I got into these ARs last summer with the Predator. Possibly about time as they have been out for about fifty years now. I decided I would not pay attention to anything I saw or read until I had some shooting under my belt and had been through the owner's manual several times. At this point, I'm starting to be able to evaluate the quality of information from various other sources.
Let me say that Mr. Bartholomew Roberts is providing a wealth of credible and interesting data. He's a rare resource
 
Mr Roberts, I thank you for your amazing insight. It sounds like you hit the nail right on the head, based on my limited knowledge its the only thing that makes sense. If the gas hole was too small or misaligned as i previously thought, the .223 wouldnt work (especially since its less powerful/pressure)

I did call bushmaster today before talking to you, they did not blame the ammo actually ( i didnt really give them the option to, since i had already tested it).
they gave me an rma and said to sent the upper receiver to them via ups. they said the turn around time currently is 7 to 10 days, not bad. I will probably shoot some .223 this weekend (assuming its safe) and will send it out monday. I am betting they will either fix the chamber or replace the barrel. (the chamber is not removalbe from the barrel on these guns i assume?)

I do need to remove the scope, i have the leopold rings, the PRW models. I dont think they are detachable as in quick detach, maybe i should just remove the risers from the gun that the predator comes with? that way as long as i put them back in the same slot on the picatinny rail it should be close to zero.
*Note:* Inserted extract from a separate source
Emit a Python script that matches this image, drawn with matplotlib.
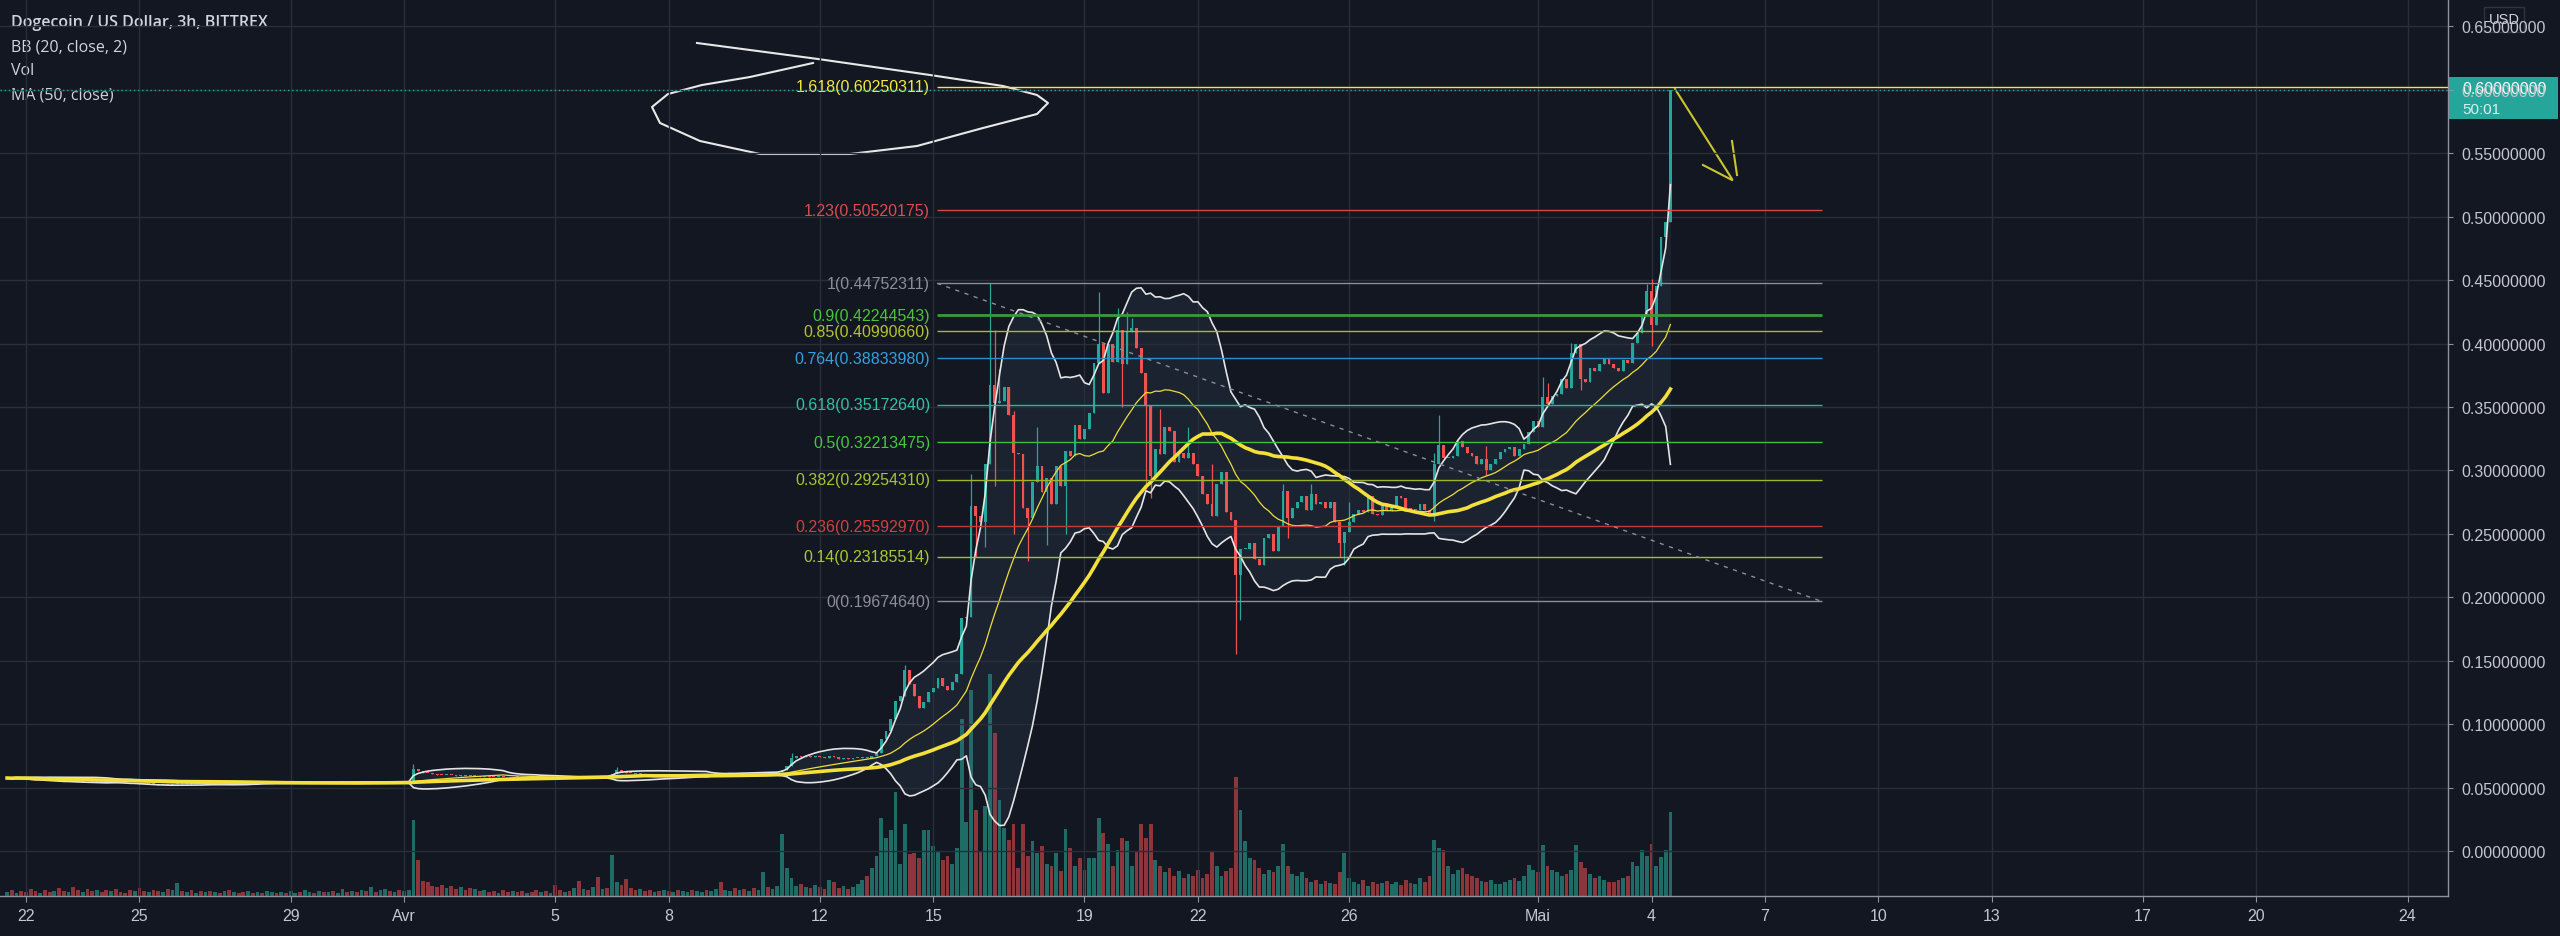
import matplotlib.pyplot as plt
import numpy as np
import pandas as pd
from matplotlib.patches import Rectangle

plt.rcParams['font.family'] = ['Liberation Sans', 'DejaVu Sans']

# DOGE/USD Bittrex 3h bars, x in days after Mar 22 00:00, first bar Mar 21 12:00
bar_start = -0.5
bar_step = 0.125

closes = [
    0.0575, 0.0572, 0.0578, 0.0574,
    0.0570, 0.0566, 0.0562, 0.0565, 0.0560, 0.0556, 0.0558, 0.0554,   # Mar 22
    0.0552, 0.0556, 0.0550, 0.0547, 0.0551, 0.0548, 0.0545, 0.0549,
    0.0546, 0.0543, 0.0548, 0.0544, 0.0540, 0.0536, 0.0532, 0.0535,
    0.0530, 0.0527, 0.0531, 0.0526, 0.0522, 0.0528, 0.0524, 0.0529,   # Mar 25
    0.0532, 0.0528, 0.0535, 0.0531, 0.0536, 0.0533, 0.0538, 0.0535,
    0.0537, 0.0534, 0.0539, 0.0536, 0.0540, 0.0537, 0.0535, 0.0538,
    0.0536, 0.0539, 0.0535, 0.0538, 0.0541, 0.0537, 0.0540, 0.0536,
    0.0538, 0.0541, 0.0537, 0.0540, 0.0543, 0.0539, 0.0542, 0.0538,   # Mar 29
    0.0540, 0.0537, 0.0541, 0.0544, 0.0540, 0.0543, 0.0539, 0.0542,
    0.0540, 0.0543, 0.0539, 0.0541, 0.0545, 0.0542, 0.0544, 0.0541,
    0.0543, 0.0546, 0.0650, 0.0632, 0.0618, 0.0612, 0.0605, 0.0600,   # Apr 1
    0.0598, 0.0602, 0.0596, 0.0593, 0.0597, 0.0592, 0.0588, 0.0591,
    0.0587, 0.0590, 0.0585, 0.0582, 0.0586, 0.0583, 0.0580, 0.0584,
    0.0581, 0.0578, 0.0582, 0.0579, 0.0576, 0.0580, 0.0577, 0.0581,
    0.0579, 0.0576, 0.0580, 0.0577, 0.0583, 0.0580, 0.0585, 0.0582,   # Apr 5
    0.0586, 0.0583, 0.0588, 0.0585, 0.0610, 0.0640, 0.0625, 0.0618,
    0.0612, 0.0606, 0.0610, 0.0603, 0.0600, 0.0604, 0.0598, 0.0601,
    0.0597, 0.0600, 0.0596, 0.0599, 0.0602, 0.0598, 0.0601, 0.0605,   # Apr 8
    0.0602, 0.0606, 0.0609, 0.0605, 0.0608, 0.0612, 0.0609, 0.0613,
    0.0610, 0.0614, 0.0611, 0.0615, 0.0618, 0.0614, 0.0617, 0.0620,
    0.0640, 0.0668, 0.0735, 0.0752, 0.0740, 0.0748, 0.0738, 0.0745,
    0.0740, 0.0732, 0.0745, 0.0738, 0.0728, 0.0733, 0.0725, 0.0730,   # Apr 12
    0.0730, 0.0738, 0.0732, 0.0745, 0.0773, 0.0882, 0.0944, 0.1038,
    0.1180, 0.1225, 0.1428, 0.1318, 0.1225, 0.1131, 0.1178, 0.1256,
    0.1287, 0.1365, 0.1303, 0.1272, 0.1334, 0.1396, 0.1833, 0.1848,   # Apr 15
    0.2721, 0.2643, 0.2596, 0.3048, 0.3671, 0.3531, 0.3546, 0.3655,
    0.3437, 0.3141, 0.3126, 0.2705, 0.2627, 0.2908, 0.3032, 0.2830,
    0.2939, 0.2736, 0.3032, 0.2876, 0.3157, 0.3110, 0.3359, 0.3250,
    0.3328, 0.3453, 0.3850, 0.3998, 0.3609, 0.3998, 0.3858, 0.4107,   # Apr 19
    0.3842, 0.4092, 0.4123, 0.3967, 0.3765, 0.3515, 0.2954, 0.3172,
    0.3126, 0.3344, 0.3313, 0.3063, 0.3141, 0.3095, 0.3141, 0.3048,
    0.2954, 0.2814, 0.2736, 0.2643, 0.2892, 0.2985, 0.2674, 0.2612,   # Apr 22
    0.2175, 0.2378, 0.2378, 0.2425, 0.2300, 0.2253, 0.2471, 0.2502,
    0.2362, 0.2565, 0.2839, 0.2627, 0.2705, 0.2752, 0.2798, 0.2689,
    0.2814, 0.2736, 0.2752, 0.2705, 0.2752, 0.2596, 0.2425, 0.2518,
    0.2596, 0.2658, 0.2689, 0.2674, 0.2798, 0.2658, 0.2652, 0.2721,   # Apr 26
    0.2683, 0.2721, 0.2798, 0.2783, 0.2705, 0.2689, 0.2689, 0.2736,
    0.2689, 0.2658, 0.3048, 0.3204, 0.3095, 0.3095, 0.3110, 0.3235,
    0.3188, 0.3141, 0.3110, 0.3048, 0.3087, 0.3006, 0.3047, 0.3087,
    0.3148, 0.3169, 0.3181, 0.3116, 0.3169, 0.3210, 0.3303, 0.3393,
    0.3344, 0.3576, 0.3523, 0.3588, 0.3605, 0.3719, 0.3646, 0.3922,   # May 1
    0.3996, 0.3719, 0.3698, 0.3808, 0.3780, 0.3841, 0.3882, 0.3841,
    0.3808, 0.3780, 0.3874, 0.3849, 0.4004, 0.4085, 0.4228, 0.4411,
    0.4146, 0.4452, 0.4839, 0.4961, 0.6000,                           # May 4
]

volumes = [
    4, 6, 3, 5,
    4, 7, 5, 3, 6, 4, 5, 8,
    5, 4, 9, 6, 4, 7, 5, 6,
    4, 6, 5, 7, 4, 3, 6, 5,
    8, 5, 4, 6, 5, 4, 7, 6,
    13, 5, 4, 6, 3, 5, 4, 5,
    4, 3, 5, 6, 4, 3, 4, 5,
    3, 4, 3, 5, 4, 3, 4, 3,
    5, 3, 4, 6, 4, 3, 5, 4,
    4, 5, 3, 7, 4, 5, 4, 6,
    5, 9, 4, 6, 7, 5, 4, 6,
    5, 6, 76, 36, 15, 14, 10, 9,
    11, 8, 10, 7, 9, 6, 8, 7,
    5, 6, 4, 5, 3, 6, 4, 5,
    4, 5, 3, 4, 6, 4, 5, 3,
    11, 6, 4, 5, 8, 15, 7, 6,
    9, 19, 7, 8, 41, 14, 11, 17,
    8, 6, 7, 5, 6, 4, 5, 6,
    5, 4, 6, 5, 4, 6, 5, 4,
    6, 5, 7, 14, 6, 5, 8, 6,
    7, 5, 8, 6, 24, 9, 7, 10,
    62, 28, 18, 10, 12, 9, 8, 11,
    9, 7, 16, 14, 8, 10, 7, 9,
    12, 16, 20, 28, 40, 78, 58, 66,
    104, 32, 72, 42, 43, 38, 66, 66,
    50, 44, 36, 40, 32, 48, 177, 74,
    206, 86, 44, 90, 222, 163, 96, 68,
    56, 72, 28, 72, 40, 55, 43, 50,
    32, 30, 43, 25, 67, 48, 30, 38,
    26, 38, 38, 78, 63, 52, 30, 46,
    58, 55, 30, 44, 72, 58, 72, 36,
    30, 24, 28, 20, 25, 18, 22, 20,
    26, 18, 22, 44, 30, 20, 25, 28,
    119, 86, 55, 38, 36, 28, 22, 26,
    24, 30, 52, 30, 22, 20, 24, 18,
    14, 16, 12, 15, 13, 12, 24, 43,
    18, 14, 12, 16, 10, 14, 12, 13,
    15, 12, 14, 11, 16, 13, 12, 18,
    14, 20, 56, 48, 46, 30, 22, 26,
    28, 22, 20, 18, 15, 14, 16, 12,
    12, 14, 16, 18, 15, 20, 31, 26,
    24, 51, 30, 26, 24, 20, 22, 26,
    51, 34, 28, 22, 18, 20, 16, 14,
    14, 16, 18, 20, 34, 30, 46, 40,
    52, 30, 39, 46, 84,
]

# visible wicks (bar day -> price)
wick_high = {10.25: 0.0685, 15.625: 0.0660, 20.25: 0.0775, 23.25: 0.1470, 25.0: 0.2970,
             25.5: 0.4481, 25.625: 0.4107, 25.75: 0.3800, 26.125: 0.3468, 26.75: 0.3344,
             28.375: 0.4403, 28.875: 0.4279, 29.125: 0.4248, 29.25: 0.4201, 29.75: 0.3500,
             30.0: 0.3484, 30.75: 0.3344, 31.375: 0.3048, 33.25: 0.2892, 34.0: 0.2892,
             35.0: 0.2752, 37.25: 0.3141, 37.375: 0.3437, 38.625: 0.3189, 40.125: 0.3739,
             40.25: 0.3686, 40.875: 0.4004, 42.875: 0.4472, 43.0: 0.4513}
wick_low = {25.125: 0.2316, 25.375: 0.2400, 25.625: 0.2876, 26.125: 0.2502, 26.5: 0.2284,
            27.0: 0.2409, 27.5: 0.2502, 29.0: 0.3500, 29.625: 0.2850, 29.75: 0.2783,
            32.0: 0.1552, 32.125: 0.1817, 33.375: 0.2471, 34.75: 0.2316, 34.875: 0.2253,
            37.25: 0.2600, 38.625: 0.2965, 41.125: 0.3637, 43.0: 0.3983}

date_days = [0, 3, 7, 10, 14, 17, 21, 24, 28, 31, 35, 40, 43, 46, 49, 52, 56, 59, 63]
date_labels = ["22", "25", "29", "Avr", "5", "8", "12", "15", "19", "22", "26", "Mai",
               "4", "7", "10", "13", "17", "20", "24"]

fib_ratios = ["1.618", "1.23", "1", "0.9", "0.85", "0.764", "0.618", "0.5", "0.382", "0.236", "0.14", "0"]
fib_prices = [0.60250311, 0.50520175, 0.44752311, 0.42244543, 0.40990660, 0.38833980,
              0.35172640, 0.32213475, 0.29254310, 0.25592970, 0.23185514, 0.19674640]
fib_colors = ["#f2e63a", "#d64848", "#8b8e96", "#3a9a3a", "#a8b82c", "#2f8ec9",
              "#2fb59b", "#3fbf3a", "#9db52a", "#c43a3a", "#a3c22a", "#8b8e96"]
fib_text = ["#f5ea3c", "#d94d4d", "#8b8e96", "#4cc23c", "#b3c22e", "#35a0dc",
            "#34c0a6", "#45c83c", "#a9c233", "#d04040", "#aac82e", "#8b8e96"]
fib_start, fib_end = 24.1, 47.5

bg = "#131722"
up_col, dn_col = "#26a69a", "#ef5350"

c = np.array(closes)
t = bar_start + bar_step * np.arange(len(c))
o = np.r_[c[0], c[:-1]]
hi = np.maximum(o, c)
lo = np.minimum(o, c)
for d, v in wick_high.items():
    i = int(round((d - bar_start) / bar_step))
    hi[i] = max(hi[i], v)
for d, v in wick_low.items():
    i = int(round((d - bar_start) / bar_step))
    lo[i] = min(lo[i], v)
green = c >= o
cols = np.where(green, up_col, dn_col)

s = pd.Series(c)
ma50 = s.rolling(50, min_periods=1).mean()
basis = s.rolling(20, min_periods=1).mean()
sd = s.rolling(20, min_periods=1).std(ddof=0)
bb_up = basis + 2 * sd
bb_dn = basis - 2 * sd

fig = plt.figure(figsize=(25.6, 9.37), dpi=100, facecolor=bg)
ax = fig.add_axes([0, 40 / 937, 2448 / 2560, 897 / 937])
vax = ax.twinx()
ax.set_zorder(2)
vax.set_zorder(1)
ax.patch.set_visible(False)

ax.set_xlim(-0.688, 64.07)
ax.set_ylim(-0.0355, 0.67166)

# volume
vax.bar(t, volumes, width=0.1, color=np.where(green, "#1f6b66", "#8c353b"), linewidth=0)
vax.set_ylim(0, 897)
vax.set_yticks([])
vax.tick_params(right=False)
for sp in vax.spines.values():
    sp.set_visible(False)

# grid + axes
ax.set_xticks(date_days)
ax.set_xticklabels(date_labels)
ax.set_yticks(np.arange(0, 0.651, 0.05))
ax.set_yticklabels([f"{v:.8f}" for v in np.arange(0, 0.651, 0.05)])
ax.yaxis.tick_right()
ax.grid(True, color="#2a2e39", lw=1, zorder=0)
ax.tick_params(axis="y", colors="#8f929a", labelcolor="#c3c6ce", labelsize=11.5, length=3.6, pad=6)
ax.tick_params(axis="x", colors="#8f929a", labelcolor="#c3c6ce", labelsize=11.5, length=4, pad=5)
for side in ["top", "left"]:
    ax.spines[side].set_visible(False)
for side in ["bottom", "right"]:
    ax.spines[side].set_color("#8f929a")
    ax.spines[side].set_linewidth(1)

# bollinger + MA
ax.fill_between(t, bb_dn, bb_up, color="#4a6a8a", alpha=0.15, lw=0, zorder=1)
ax.plot(t, bb_up, color="#e4e4e4", lw=1.2, zorder=5)
ax.plot(t, bb_dn, color="#e4e4e4", lw=1.2, zorder=5)
ax.plot(t, basis, color="#eedc3a", lw=0.9, zorder=5)
ax.plot(t, ma50, color="#f3e03a", lw=2.6, zorder=6)

# candles
ax.vlines(t, lo, hi, colors=cols, lw=0.9, zorder=3)
ax.bar(t, np.maximum(np.abs(c - o), 0.0007), bottom=np.minimum(o, c), width=0.075,
       color=cols, linewidth=0, zorder=4)

# fib retracement
for r, p, lc, tc in zip(fib_ratios, fib_prices, fib_colors, fib_text):
    x1 = 64.07 if r == "1.618" else fib_end
    ax.hlines(p, fib_start, x1, colors=lc, lw=2.0 if r == "0.9" else 1.0, zorder=7)
    ax.text(23.92, p, f"{r}({p:.8f})", color=tc, ha="right", va="center", fontsize=11.5, zorder=7)
ax.plot([fib_start, fib_end], [fib_prices[2], fib_prices[-1]], color="#8b8e96", lw=1,
        ls=(0, (3, 4)), zorder=7)

# last price line
ax.axhline(0.6, color=up_col, lw=1, ls=(0, (1, 2)), zorder=7)

# overlay in pixel coords for drawings and labels
ov = fig.add_axes([0, 0, 1, 1])
ov.set_xlim(0, 2560)
ov.set_ylim(937, 0)
ov.axis("off")
ov.patch.set_visible(False)

loop_x = [813, 750, 702, 668, 652, 660, 700, 760, 850, 917, 983, 1037, 1048, 1037, 1003, 930, 818, 697]
loop_y = [64, 78, 86, 95, 108, 124, 142, 155, 155, 147, 129, 115, 104, 96, 87, 76, 60, 44]
ov.plot(loop_x, loop_y, color="#e8e8e8", lw=1.5)

arrow_col = "#c9c52c"
ov.plot([1675, 1732], [90, 180], color=arrow_col, lw=1.5)
ov.plot([1703, 1732], [166, 181], color=arrow_col, lw=1.5)
ov.plot([1732, 1737], [142, 176], color=arrow_col, lw=1.5)

ov.text(11, 23, "Dogecoin / US Dollar, 3h, BITTREX", color="#d1d4dc", fontsize=11.5,
        family="Open Sans", fontweight="semibold", va="center")
for k, s_ in enumerate(["BB (20, close, 2)", "Vol", "MA (50, close)"]):
    ov.text(11, 47 + 24 * k, s_, color="#d1d4dc", fontsize=11.5, family="Open Sans", va="center")

ov.add_patch(Rectangle((2448, 78), 110, 42, facecolor=up_col, edgecolor="none"))
ov.text(2462, 90, "0.60000000", color="white", fontsize=11.5, va="center")
ov.text(2462, 110, "50:01", color="#d8f0ec", fontsize=11, va="center")

ov.add_patch(Rectangle((2484, 8), 40, 25, facecolor=bg, edgecolor="#2f3443", lw=1))
ov.text(2504, 20.5, "USD", color="#d1d4dc", fontsize=10.5, ha="center", va="center")

plt.savefig("out.png", facecolor=bg)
I am not wanting to send out my favorite gun and be without a centerfire rifle during this beautiful time to shoot but i guess i dont have a choice....
 
You're welcome. If it is a chamber problem, I expect they will hit it with a chamber reamer or polish the chamber a bit to correct the problem. The other alternative is to replace the barrel. The chamber is not removable from the barrel; but headspace is set by the barrel extension, so I suppose that might be an option too.

I am not wanting to send out my favorite gun and be without a centerfire rifle during this beautiful time to shoot but i guess i dont have a choice....

That is how I ended up with at least pairs of everything I shoot regularly. If you shoot often enough, stuff just breaks from wear and tear and it is nice to have a spare.
 
I am having trouble with my sweet 223 bsa scope. Its cloudy as all hell. I know i have to send it back but was thinking of getting a new one.

I was looking at the nikon buckmaster 6.5-18x40mm scope which is onsale $90 off for $260.

or the bsa target 8-32x44mm which is only $115 and has a better zoom which i might need at 300 yards. 18x seems good for 200 yards but i havent tried it at 300 so it might be good enough if its clearer.

Any recommedations?
 
I ended up ordering the Nikon Buckmaster 6.5-18x40mm BDC Reticle scope. They are refunding my sweet 223 that is totally messed up. Its going to be so nice owning a nikon scope, i am so sick of these cheapo's.